Goal of the exercise ::
Write out, word for word, every line from the first one through the line that holds "(o) -- (biax);", and nothing else; skip the pictures.

**** Stored rows ****

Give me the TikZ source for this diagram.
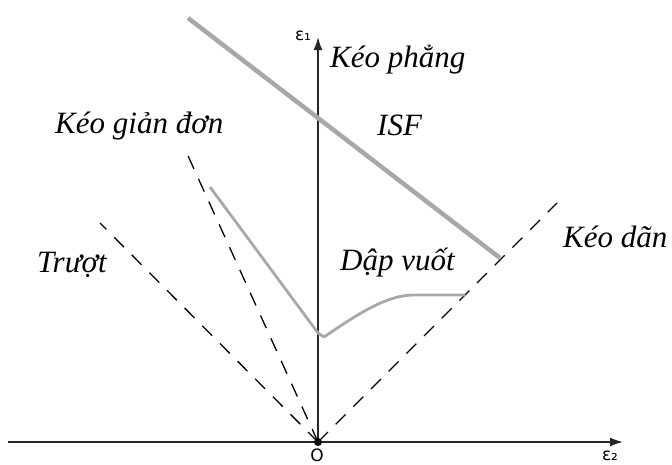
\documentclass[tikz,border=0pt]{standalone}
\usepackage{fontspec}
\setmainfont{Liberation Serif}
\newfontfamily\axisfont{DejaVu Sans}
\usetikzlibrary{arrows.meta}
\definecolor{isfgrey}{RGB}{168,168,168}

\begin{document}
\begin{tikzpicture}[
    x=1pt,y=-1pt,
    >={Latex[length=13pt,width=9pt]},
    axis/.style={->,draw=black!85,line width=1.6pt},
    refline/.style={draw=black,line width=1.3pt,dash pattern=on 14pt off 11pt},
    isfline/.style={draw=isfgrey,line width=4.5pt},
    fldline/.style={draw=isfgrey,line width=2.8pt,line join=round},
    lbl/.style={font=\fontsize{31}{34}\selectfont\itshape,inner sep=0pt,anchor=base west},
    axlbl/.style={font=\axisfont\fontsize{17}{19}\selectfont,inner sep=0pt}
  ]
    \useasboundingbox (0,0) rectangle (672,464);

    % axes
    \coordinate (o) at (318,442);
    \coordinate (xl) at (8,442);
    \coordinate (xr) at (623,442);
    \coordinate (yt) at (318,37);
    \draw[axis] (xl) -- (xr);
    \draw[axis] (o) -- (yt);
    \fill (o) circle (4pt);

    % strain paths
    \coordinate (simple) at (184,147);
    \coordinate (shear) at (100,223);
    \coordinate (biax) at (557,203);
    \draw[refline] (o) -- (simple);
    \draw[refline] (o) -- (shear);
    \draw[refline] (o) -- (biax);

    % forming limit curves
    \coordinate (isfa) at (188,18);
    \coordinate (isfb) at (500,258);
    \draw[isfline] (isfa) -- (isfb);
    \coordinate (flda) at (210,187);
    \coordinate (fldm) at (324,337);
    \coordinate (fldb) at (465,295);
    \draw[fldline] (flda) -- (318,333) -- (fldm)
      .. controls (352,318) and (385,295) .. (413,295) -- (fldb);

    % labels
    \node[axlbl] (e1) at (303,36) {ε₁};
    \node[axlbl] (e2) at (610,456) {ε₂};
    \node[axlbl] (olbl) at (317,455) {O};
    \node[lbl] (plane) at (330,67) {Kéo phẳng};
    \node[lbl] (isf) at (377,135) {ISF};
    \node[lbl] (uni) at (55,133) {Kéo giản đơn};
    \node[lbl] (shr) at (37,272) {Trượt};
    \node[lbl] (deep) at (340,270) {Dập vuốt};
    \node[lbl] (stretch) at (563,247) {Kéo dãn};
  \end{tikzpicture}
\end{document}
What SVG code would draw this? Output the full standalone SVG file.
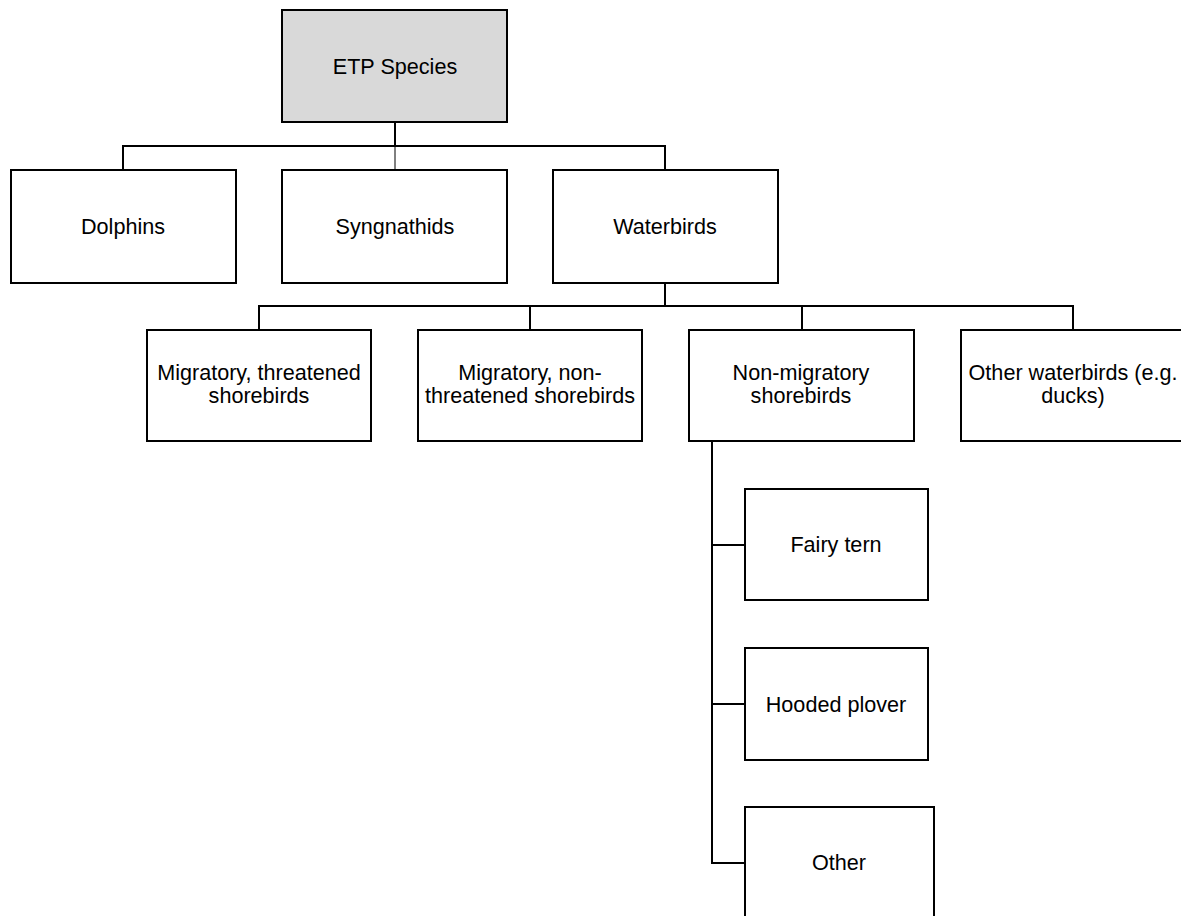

****

Exercise response ::
Give me the TikZ source for this diagram.
\documentclass[tikz,border=0pt]{standalone}
\usepackage{fontspec}
\setmainfont{Liberation Serif}
\newfontfamily\axisfont{DejaVu Sans}
\usetikzlibrary{arrows.meta}
\definecolor{isfgrey}{RGB}{168,168,168}

\begin{document}
\begin{tikzpicture}[
    x=1pt,y=-1pt,
    >={Latex[length=13pt,width=9pt]},
    axis/.style={->,draw=black!85,line width=1.6pt},
    refline/.style={draw=black,line width=1.3pt,dash pattern=on 14pt off 11pt},
    isfline/.style={draw=isfgrey,line width=4.5pt},
    fldline/.style={draw=isfgrey,line width=2.8pt,line join=round},
    lbl/.style={font=\fontsize{31}{34}\selectfont\itshape,inner sep=0pt,anchor=base west},
    axlbl/.style={font=\axisfont\fontsize{17}{19}\selectfont,inner sep=0pt}
  ]
    \useasboundingbox (0,0) rectangle (672,464);

    % axes
    \coordinate (o) at (318,442);
    \coordinate (xl) at (8,442);
    \coordinate (xr) at (623,442);
    \coordinate (yt) at (318,37);
    \draw[axis] (xl) -- (xr);
    \draw[axis] (o) -- (yt);
    \fill (o) circle (4pt);

    % strain paths
    \coordinate (simple) at (184,147);
    \coordinate (shear) at (100,223);
    \coordinate (biax) at (557,203);
    \draw[refline] (o) -- (simple);
    \draw[refline] (o) -- (shear);
    \draw[refline] (o) -- (biax);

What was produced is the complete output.